State Action to Expand Sales Tax Collection Requirements
Some states are sensibly refusing to wait for Congressional action and are moving forward on their own with limited steps to expand the number of retailers that must collect sales taxes. New York led the charge on this effort when it enacted legislation in 2008 requiring Internet retailers that work in partnership with New York businesses to collect sales taxes. Since its enactment, the law has generated hundreds of millions in revenue for the state and similar laws have been enacted in nine more states: Arkansas, California, Connecticut, Georgia, Illinois, Kansas, Minnesota, North Carolina, Rhode Island, and Vermont. Unfortunately, Amazon.com and other major online retailers have sometimes responded to these laws by cutting ties with in-state businesses in order to avoid having to collect the tax. This development underscores the fact that Congress must step in before this problem can be fully solved.

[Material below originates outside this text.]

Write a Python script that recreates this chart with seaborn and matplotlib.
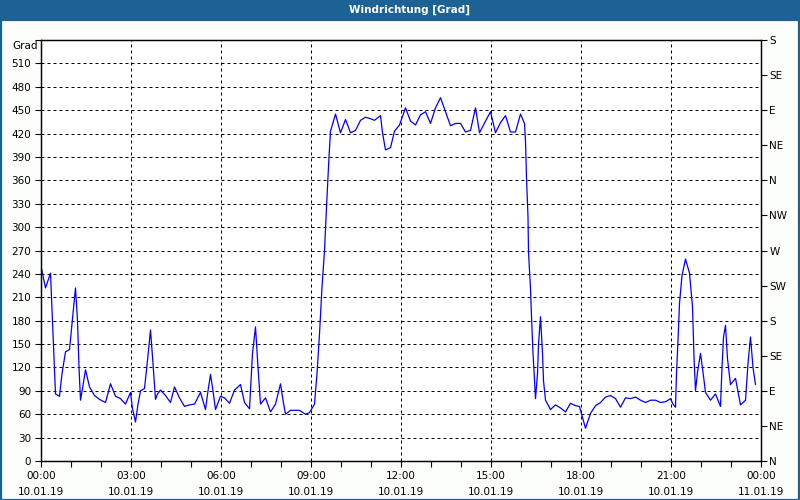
import matplotlib
matplotlib.use("Agg")
import matplotlib.pyplot as plt
import matplotlib.patches as patches
import seaborn as sns
import pandas as pd

# Zeitpunkte (Minuten seit 10.01.19 00:00) und Windrichtung in Grad
minuten = [0, 9, 19, 22, 26, 29, 37, 42, 49, 57, 63, 69, 73, 76, 79, 84, 89, 97,
           107, 117, 129, 139, 149, 159, 169, 179, 183, 189, 194, 199, 207, 213,
           219, 224, 229, 233, 239, 249, 259, 267, 277, 287, 297, 307, 319, 329,
           334, 339, 344, 349, 359, 367, 377, 387, 399, 407, 417, 423, 429, 434,
           439, 449, 459, 469, 479, 484, 489, 499, 517, 529, 537, 547, 552, 557,
           562, 567, 572, 576, 579, 589, 599, 609, 619, 629, 639, 649, 659, 667,
           679, 683, 689, 699, 707, 717, 729, 739, 749, 759, 769, 779, 789, 799,
           809, 819, 829, 839, 849, 859, 869, 877, 889, 899, 909, 919, 929, 939,
           949, 959, 967, 969, 971, 974, 975, 979, 981, 984, 986, 989, 993, 995,
           999, 1003, 1005, 1009, 1019, 1029, 1039, 1049, 1059, 1069, 1077, 1082,
           1089, 1099, 1109, 1119, 1129, 1139, 1149, 1159, 1169, 1179, 1189, 1199,
           1209, 1219, 1229, 1239, 1249, 1259, 1264, 1269, 1271, 1274, 1277, 1282,
           1289, 1297, 1303, 1306, 1309, 1313, 1319, 1324, 1329, 1339, 1349, 1359,
           1362, 1365, 1369, 1373, 1379, 1389, 1399, 1409, 1414, 1419, 1424, 1429]
grad = [250, 222, 241, 195, 131, 86, 83, 112, 140, 143, 183, 222, 180, 120, 78, 97, 117, 95,
        84, 79, 75, 99, 83, 80, 73, 88, 67, 50, 73, 90, 93, 129,
        168, 125, 79, 86, 91, 84, 75, 95, 81, 70, 72, 73, 88, 66,
        90, 111, 90, 66, 83, 81, 74, 91, 98, 75, 67, 138, 172, 120,
        73, 81, 63, 73, 99, 78, 60, 65, 65, 60, 62, 73, 112, 163,
        223, 270, 339, 390, 423, 445, 421, 438, 421, 424, 437, 441, 439, 437,
        443, 421, 399, 402, 423, 431, 453, 436, 431, 444, 448, 433, 453, 466,
        448, 430, 433, 433, 422, 424, 453, 421, 436, 448, 421, 434, 443, 422,
        422, 445, 433, 410, 363, 313, 268, 221, 185, 138, 116, 80, 112, 150,
        185, 138, 103, 78, 66, 72, 68, 63, 74, 71, 70, 58,
        42, 61, 71, 75, 82, 84, 80, 69, 81, 80, 82, 78,
        75, 78, 78, 75, 76, 80, 73, 69, 112, 155, 202, 238,
        259, 241, 198, 133, 90, 114, 138, 114, 88, 78, 86, 70,
        120, 159, 174, 131, 98, 106, 72, 78, 125, 159, 120, 98]

y_ticks = list(range(0, 541, 30))
richtung_ticks = list(range(0, 541, 45))
richtung_labels = ["N", "NE", "E", "SE", "S", "SW", "W", "NW", "N", "NE", "E", "SE", "S"]
x_ticks = list(range(0, 25, 3))
x_labels = ["00:00\n10.01.19", "03:00\n10.01.19", "06:00\n10.01.19", "09:00\n10.01.19",
            "12:00\n10.01.19", "15:00\n10.01.19", "18:00\n10.01.19", "21:00\n10.01.19",
            "00:00\n11.01.19"]

df = pd.DataFrame({"stunde": [m / 60 for m in minuten], "grad": grad})

sns.set_style("white")
plt.rcParams["font.family"] = ["DejaVu Sans"]
plt.rcParams["text.color"] = "black"
plt.rcParams["xtick.labelcolor"] = "black"
plt.rcParams["ytick.labelcolor"] = "black"

blau = "#1d6295"
fig = plt.figure(figsize=(8, 5), dpi=100, facecolor="#fcfefc")
ax = fig.add_axes([41 / 800, 39 / 500, 720 / 800, 421 / 500])
ax.set_facecolor("white")

sns.lineplot(data=df, x="stunde", y="grad", ax=ax, color="#0000ff", linewidth=0.9)

ax.set_xlim(0, 24)
ax.set_ylim(0, 540)
ax.set_xticks(x_ticks)
ax.set_xticklabels(x_labels, fontsize=7.5, linespacing=1.75)
ax.set_xticks(range(0, 25), minor=True)
ax.set_yticks(y_ticks)
# oberster Wert (540) ohne Beschriftung, dort steht "Grad"
ax.set_yticklabels([str(v) if v < 540 else "" for v in y_ticks], fontsize=7.5)
ax.set_xlabel("")
ax.set_ylabel("")
ax.tick_params(axis="both", which="both", direction="out", length=4, width=0.8,
               color="black", labelcolor="black", pad=3, left=True, bottom=True)
ax.grid(True, which="major", color="black", linestyle=(0, (3, 3)), linewidth=0.72)
for s in ax.spines.values():
    s.set_color("black")
    s.set_linewidth(0.9)

ax2 = ax.twinx()
ax2.set_ylim(0, 540)
ax2.set_yticks(richtung_ticks)
ax2.set_yticklabels(richtung_labels, fontsize=7.5)
ax2.tick_params(axis="y", direction="out", length=4, width=0.8, color="black",
                labelcolor="black", pad=2, right=True)
ax2.grid(False)
for s in ax2.spines.values():
    s.set_color("black")
    s.set_linewidth(0.9)

fig.text(25 / 800, 1 - 46 / 500, "Grad", fontsize=7.5, ha="center", va="center", color="black")

# Titelleiste und Rahmen
fig.patches.append(patches.Rectangle((0, 1 - 20 / 500), 1, 20 / 500, transform=fig.transFigure,
                                     facecolor=blau, edgecolor="none", zorder=0))
fig.patches.append(patches.Rectangle((0.5 / 800, 0.5 / 500), 798.5 / 800, 480 / 500,
                                     transform=fig.transFigure, facecolor="none",
                                     edgecolor=blau, linewidth=1.6, zorder=0))
fig.text(410 / 800, 1 - 10 / 500, "Windrichtung [Grad]", color="white", fontsize=7.5,
         fontweight="bold", ha="center", va="center")

fig.savefig("out.png", dpi=100, facecolor=fig.get_facecolor())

Comprehensive Reform Must Come from the Federal Government
The loss of sales tax revenue to e-commerce is a problem that will only get worse. States participating in the Streamlined Sales Tax Project have taken steps to simplify their tax systems in order to hasten Congressional action on this topic, while other states have taken more direct steps to increase the number of retailers that must collect sales taxes. Until the federal government enacts a law allowing states to require that all Internet retailers collect sales taxes, however, there is no doubt that the discriminatory treatment of e-commerce will continue, and that “brick and mortar” retailers, law-abiding taxpayers, and state tax collections will suffer as a result.